The N-galaxy 3C 390.3 has been monitored spectroscopically since 1974 (Osterbrock, Koski and Phillips 1975; Oke 1988). From various archives and literature, it is found that the Balmer lines change their intensities and profiles in a dramatic manner. The H alpha profile is very broad and peculiar, and the relative intensities of its two humps changes consistently with time, possibly periodically. Before 1980, the blue hump was significantly stronger than the one in the red. From 1980 to 1983 the blue hump became stronger (see Oke 1988). After 1983 the H alpha profile has returned to its early shape and seems to have completed a full circle. Unlike the rapid (on the order of a month or even less) and aperiodic variation in the continuum and integrated line intensities, the change in broad profile seems slow and consistent. Taking the analogy of cataclysmic variables, the double-horn profiles have been observed in cases of interacting stars. For example, the emission lines, both in He II and hydrogen Balmer lines in GD 552 (Stover 1985) show double-horn profiles and periodical changes in their line profiles, including the change in ratios of two humps. It is understood that the D-wave components (Smak 1976) are the signature of an emitting disk and the S-wave component is from the emission at a hot spot which rotates and results in a moving component in the velocity space.
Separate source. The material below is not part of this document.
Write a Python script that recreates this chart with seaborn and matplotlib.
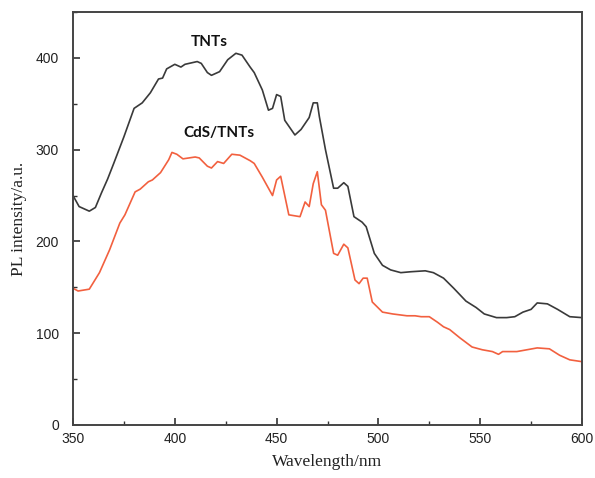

The mass flow from the nearby interacting star provides the stream toward the core of a neutron star or white dwarf. Therefore, it is proposed that the variation of broad line profiles observed in 3C 390.3 may be the result of a pair of interacting massive cores. The rotational velocity dominates and produces a variable double-horn profile. However, the line widths observed in broad line radio galaxies are one order larger than that in interacting stars. The Balmer decrements imply a much smaller density (10(exp 10-12) cm(exp-3)) than that in the cataclysmic variables. The much larger velocity and much thinner density make it unlikely that the broad line emission is simply formed in an accretion disk. The authors postulate that a significant rotational motion is involved. If the observed squared profiles are indeed due to the rotational velocity field, one can naturally explain their rare occurrence.